The point I was trying to make in my previous post was that the Wiki article just says that external forces don't necessarily change the invariant mass, so isolation isn't an absolute necessity. I agree that they can change things, so reading the article correctly depends on painfully precise interpretation and could do with a rewrite.
 
  • #26
Ibix said:
The point I was trying to make in my previous post was that the Wiki article just says that external forces don't necessarily change the invariant mass, so isolation isn't an absolute necessity. I agree that they can change things, so reading the article correctly depends on painfully precise interpretation and could do with a rewrite.
Yes, I agree completely. It is possible for an external force to accelerate a system “rigidly”.
 
  • #27
"a system of two masses connected by a spring"
is not a bound system.
Dale said:
I think this is wrong. An external force may change the internal configuration of a system, which could change its mass. For example, consider a system of two masses connected by a spring.

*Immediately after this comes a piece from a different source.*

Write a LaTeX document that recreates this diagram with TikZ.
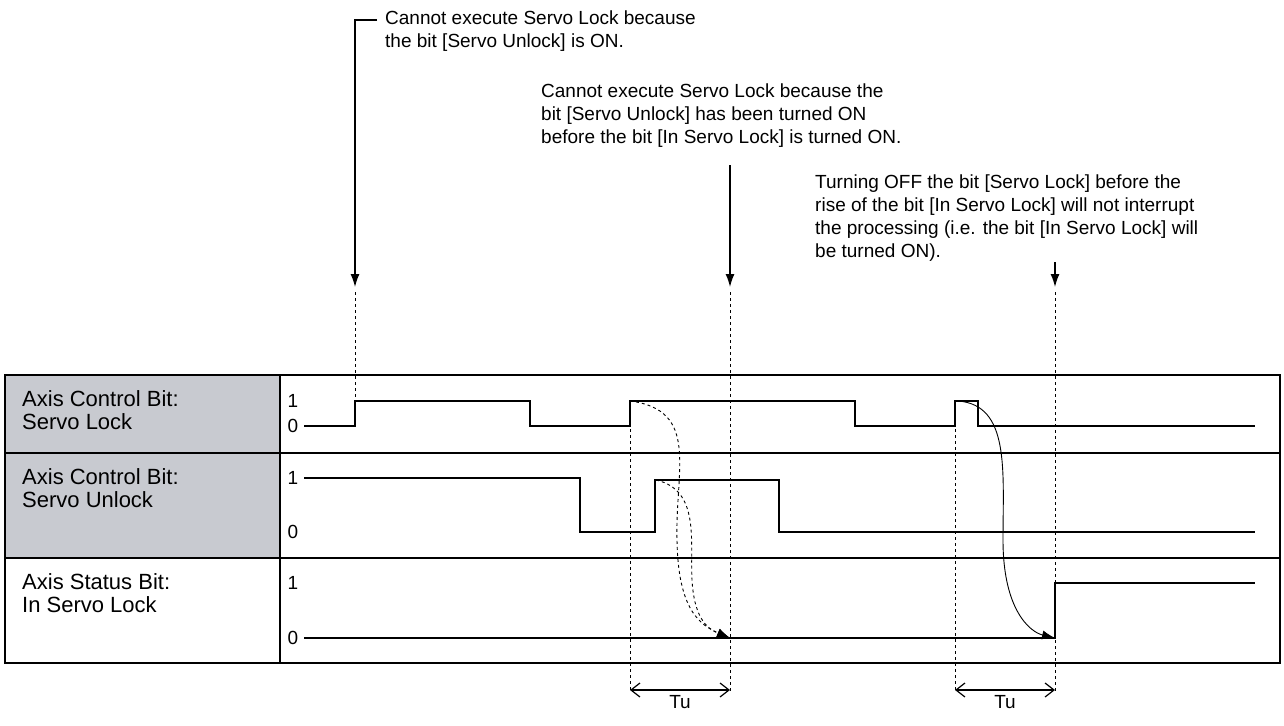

An external force could cause the spring to compress, changing the system’s mass.

When an external force to accelerate a system “rigidly”, the invariant mass of the system will change?
My understanding is that Wiki article think that the invariant mass of the bound system will not change when an external force to accelerate a system “rigidly”.

Dale said:
Yes, I agree completely. It is possible for an external force to accelerate a system “rigidly”.
 
  • #28
liuxinhua said:
"a system of two masses connected by a spring"
is not a bound system.
Sure it is. Why wouldn’t it be?

liuxinhua said:
When an external force to accelerate a system “rigidly”, the invariant mass of the system will change?
If it accelerates “rigidly” then the invariant mass will not change.

liuxinhua said:
the invariant mass of the bound system will not change when an external force to accelerate a system “rigidly”.
Yes.
 
  • #29
Dale said:
I think this is wrong. An external force may change the internal configuration of a system, which could change its mass. For example, consider a system of two masses connected by a spring. An external force could cause the spring to compress, changing the system’s mass.
If there's an external force (e.g., due to the presence of an electromagnetic field) the system under consideration by definition is not closed. ;-).
 
  • #30
vanhees71 said:
If there's an external force (e.g., due to the presence of an electromagnetic field) the system under consideration by definition is not closed. ;-).
Yes. But we weren’t talking about closed systems.
 
  • #31
liuxinhua said:
In fact, the bound system does not exist. When a hydrogen atom becomes an isolated system, it is not a bound system.

Why not?
 
  • #32
PeterDonis said:
Why not?
We need the definition of invariant mass.
Strict definition
 
  • #33
liuxinhua said:
We need the definition of invariant mass.
Strict definition
Sum of 4 momentum of all constituents ( note, radiation has well defined 4 momentum). Norm of the sum is the invariant mass. You choose what constituents to include. This is SR. Invariant mass exists only in an approximate sense in GR.
 
  • #34
liuxinhua said:
We need the definition of invariant mass.
Strict definition
## m^2 c^2 = E^2/c^2 - p^2##
 
  • #35
liuxinhua said:
We need the definition of invariant mass.
Strict definition

What does this have to do with whether a hydrogen atom is or is not a bound system? You claimed it is not. I asked why not. You can't answer that question by asking for definitions of terms. You have to explain to me why, physically, a hydrogen atom is not a bound system.